Getting a trained model
The first step in converting a model is usually, well, having one. Here’s where you usually train your own, but for the purpose of this tutorial we’ll simply download one already trained from PyTorch hub.
import torch
model = torch.hub.load('pytorch/vision:v0.6.0', 'deeplabv3_resnet101', pretrained=True).eval()
We’ll also need an image to test it with. I’ll be using this one:
Once you have one you like, load it with Pillow.
from PIL import Image
input_image = Image.open("cat_dog.jpg")
Our model was trained with the PASCAL VOC dataset. For it to work properly, we need to make sure all the images we feed it have the same mean and standard deviation as the ones in that dataset. We can do that with a preprocessing pipeline like so:
from torchvision import transforms
preprocess = transforms.Compose([
transforms.ToTensor(),
transforms.Normalize(
mean=[0.485, 0.456, 0.406],
std=[0.229, 0.224, 0.225],
),
])
Then we can create an input tensor for our net from our image, with the properties we mentioned earlier:
input_tensor = preprocess(input_image)
input_batch = input_tensor.unsqueeze(0)
Next, test a prediction from our network
with torch.no_grad():
output = model(input_batch)['out'][0]
torch_predictions = output.argmax(0)
As a sanity check, you can show the original image with its segmentation mask
def display_segmentation(input_image, output_predictions):
# Create a color pallette, selecting a color for each class
palette = torch.tensor([2 ** 25 - 1, 2 ** 15 - 1, 2 ** 21 - 1])
colors = torch.as_tensor([i for i in range(21)])[:, None] * palette
colors = (colors % 255).numpy().astype("uint8")
# Plot the semantic segmentation predictions of 21 classes in each color
r = Image.fromarray(
output_predictions.byte().cpu().numpy()
).resize(input_image.size)
r.putpalette(colors)
# Overlay the segmentation mask on the original image
alpha_image = input_image.copy()
alpha_image.putalpha(255)
r = r.convert("RGBA")
r.putalpha(128)
seg_image = Image.alpha_composite(alpha_image, r)
seg_image.show()
display_segmentation(input_image, torch_predictions)
Next, we need to get a TorchScript version of the model. The best way of doing this is using PyTorch’s JIT tracer. This allows us to get an executable optimized using just-in-time compilation. We’ll need this trace later, to actually convert the model to CoreML’s format.
To simplify the process, we create a wrapper class around the model for extracting the output tensor directly from DeepLabV3’s output dictionary.

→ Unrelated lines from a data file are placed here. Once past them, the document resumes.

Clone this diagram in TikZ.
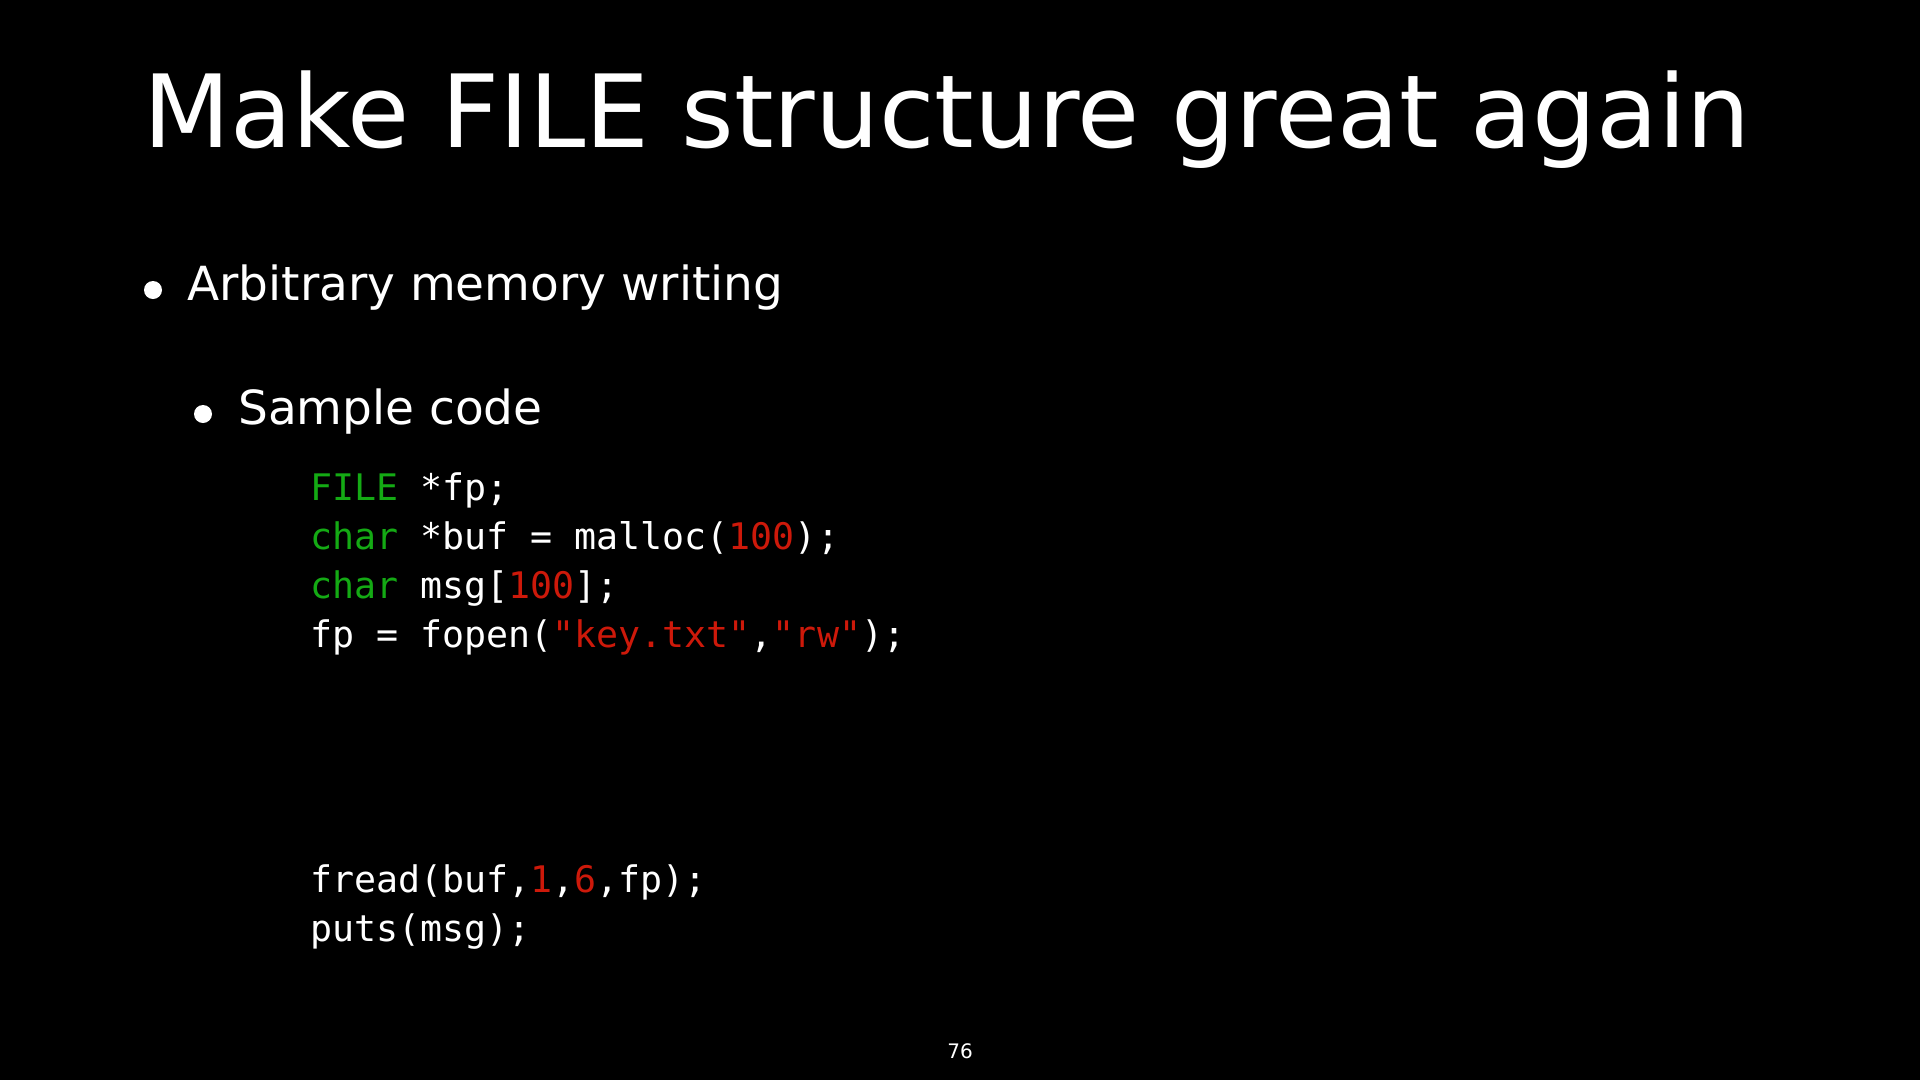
\documentclass[tikz,border=0pt]{standalone}
\usepackage{fontspec}
\setmainfont{DejaVu Sans}
\setmonofont{DejaVu Sans Mono}
\usepackage{xcolor}
\usetikzlibrary{positioning}
\definecolor{kwgreen}{RGB}{20,170,20}
\definecolor{numred}{RGB}{205,25,10}

\begin{document}
\begin{tikzpicture}[x=1pt, y=-1pt,
  title/.style={anchor=base west, inner sep=0pt, text=white, font=\fontsize{101}{112}\selectfont},
  item/.style={anchor=base west, inner sep=0pt, text=white, font=\fontsize{47}{56}\selectfont},
  dot/.style={circle, fill=white, inner sep=0pt, minimum size=18pt},
  code/.style={anchor=base west, inner sep=0pt, text=white, font=\ttfamily\fontsize{36.6}{42}\selectfont}
]
\fill[black] (0,0) rectangle (1920,1080);
\useasboundingbox (0,0) rectangle (1920,1080);

% Title
\node[title] (ttl) at (143,147) {Make FILE structure great again};

% Bullets
\node[dot] (d1) at (153,290) {};
\node[item] (b1) at (187,300) {Arbitrary memory writing};
\node[dot] (d2) at (203,414) {};
\node[item] (b2) at (238,424) {Sample code};

% Code
\node[code] (c1) at (310,500) {\textcolor{kwgreen}{FILE} *fp;};
\node[code] (c2) at (310,549) {\textcolor{kwgreen}{char} *buf = malloc(\textcolor{numred}{100});};
\node[code] (c3) at (310,598) {\textcolor{kwgreen}{char} msg[\textcolor{numred}{100}];};
\node[code] (c4) at (310,647) {fp = fopen(\textcolor{numred}{"key.txt"},\textcolor{numred}{"rw"});};
\node[code] (c5) at (310,892) {fread(buf,\textcolor{numred}{1},\textcolor{numred}{6},fp);};
\node[code] (c6) at (310,941) {puts(msg);};

% Page number
\node[anchor=base, inner sep=0pt, text=white, font=\fontsize{20}{24}\selectfont] (pg) at (960,1058) {76};
\end{tikzpicture}
\end{document}
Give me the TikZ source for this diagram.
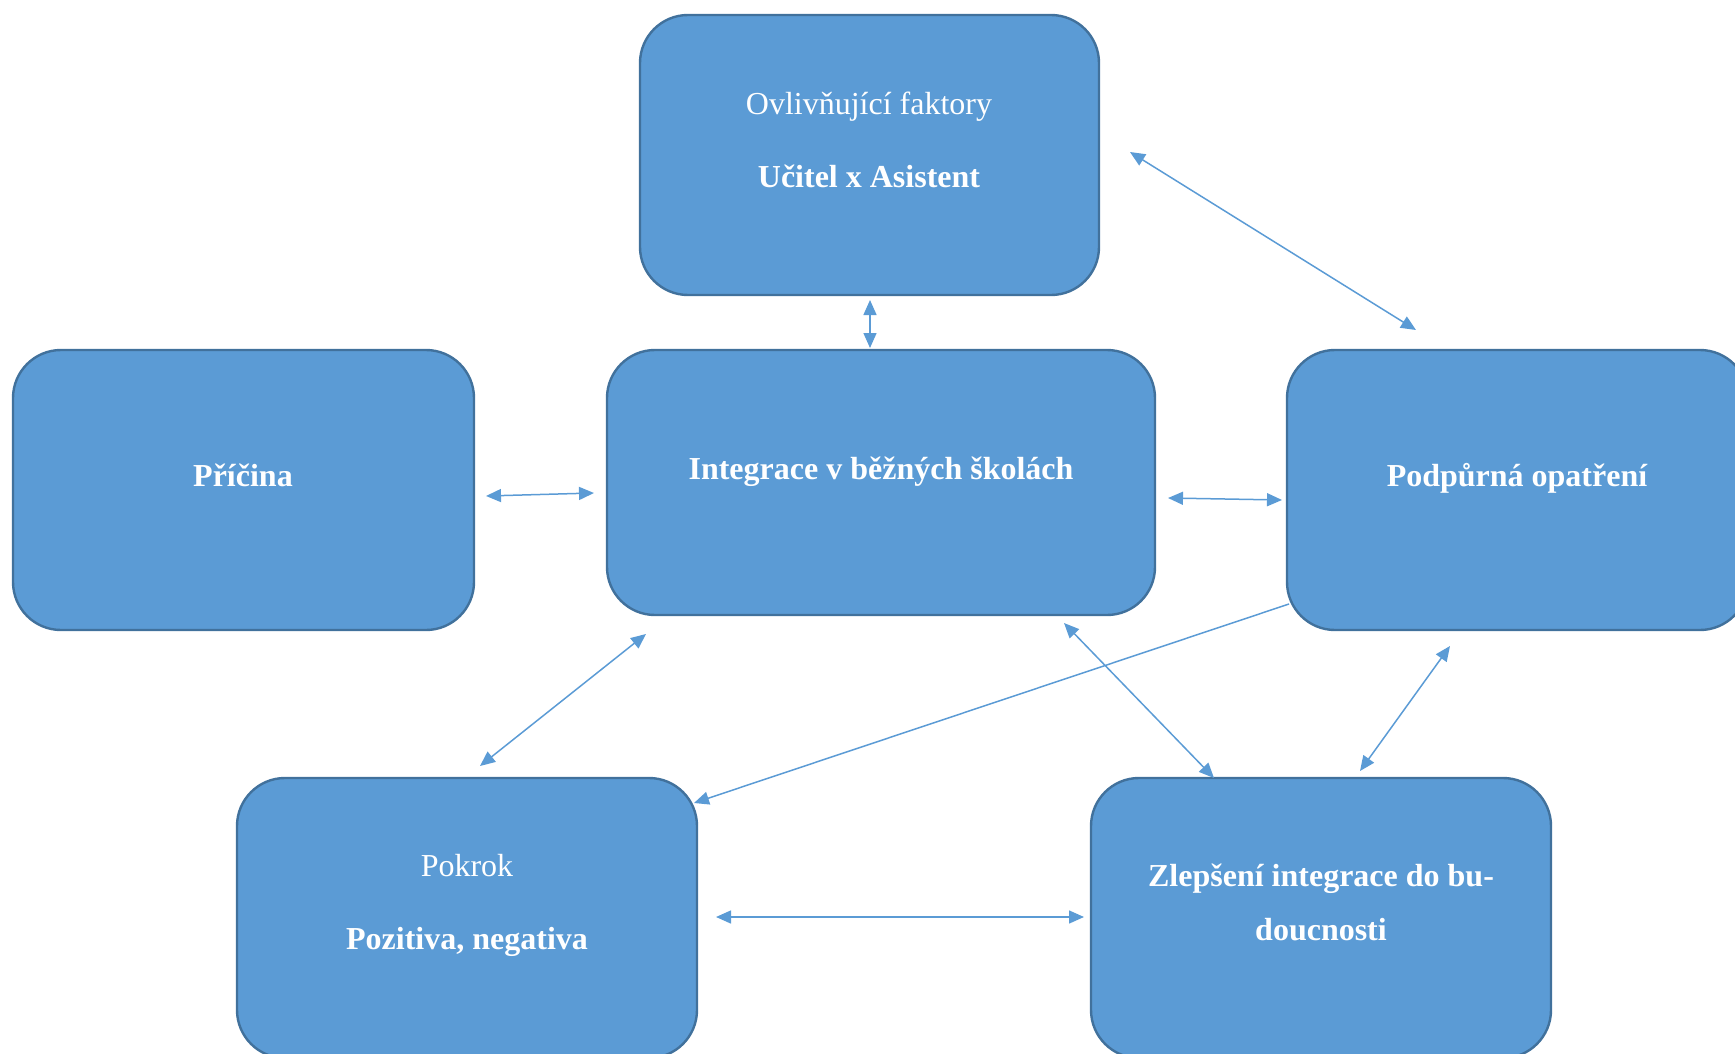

class WrappedDeeplabv3Resnet101(nn.Module):
def __init__(self):
super(WrappedDeeplabv3Resnet101, self).__init__()
self.model = torch.hub.load(
'pytorch/vision:v0.6.0',
'deeplabv3_resnet101',
pretrained=True
).eval()
def forward(self, x):
res = self.model(x)
x = res['out']
return x
traceable_model = WrappedDeeplabv3Resnet101().eval()
trace = torch.jit.trace(traceable_model, input_batch)
Next, we run the actual conversion code.
mlmodel = ct.convert(
trace,
inputs=[ct.TensorType(name='input', shape=input_batch.shape)],
)
Finally, we need to add some metadata to the model. This will only work if we have first saved the model and then load it again to add the metadata.
# Save the model without metadata
model_path = 'SegmentationModel.mlpackage'
mlmodel.save(model_path)
# Load it again
mlmodel = ct.models.MLModel(model_path)
labels_json = {"labels": ["background", "aeroplane", "bicycle", "bird", "board", "bottle", "bus", "car", "cat", "chair", "cow", "diningTable", "dog", "horse", "motorbike", "person", "pottedPlant", "sheep", "sofa", "train", "tvOrMonitor"]}
# Add the metadata
mlmodel.user_defined_metadata['com.apple.coreml.model.preview.type'] = 'imageSegmenter'
mlmodel.user_defined_metadata['com.apple.coreml.model.preview.params'] = json.dumps(labels_json)
# Save the complete version
mlmodel.save('SegmentationModel_with_metadata.mlmodel')
And that’s it for the conversion! This is what your original and segmented images might look like:
Running the model from Xcode
Lastly, import the model to whatever Xcode project you want by dragging it into the file view.
You can run inference from the IDE:
- In the Preview tab, drag the image you want to use to the
Drag or add filescolumn.
- You’ll see the model’s output appear in the central area.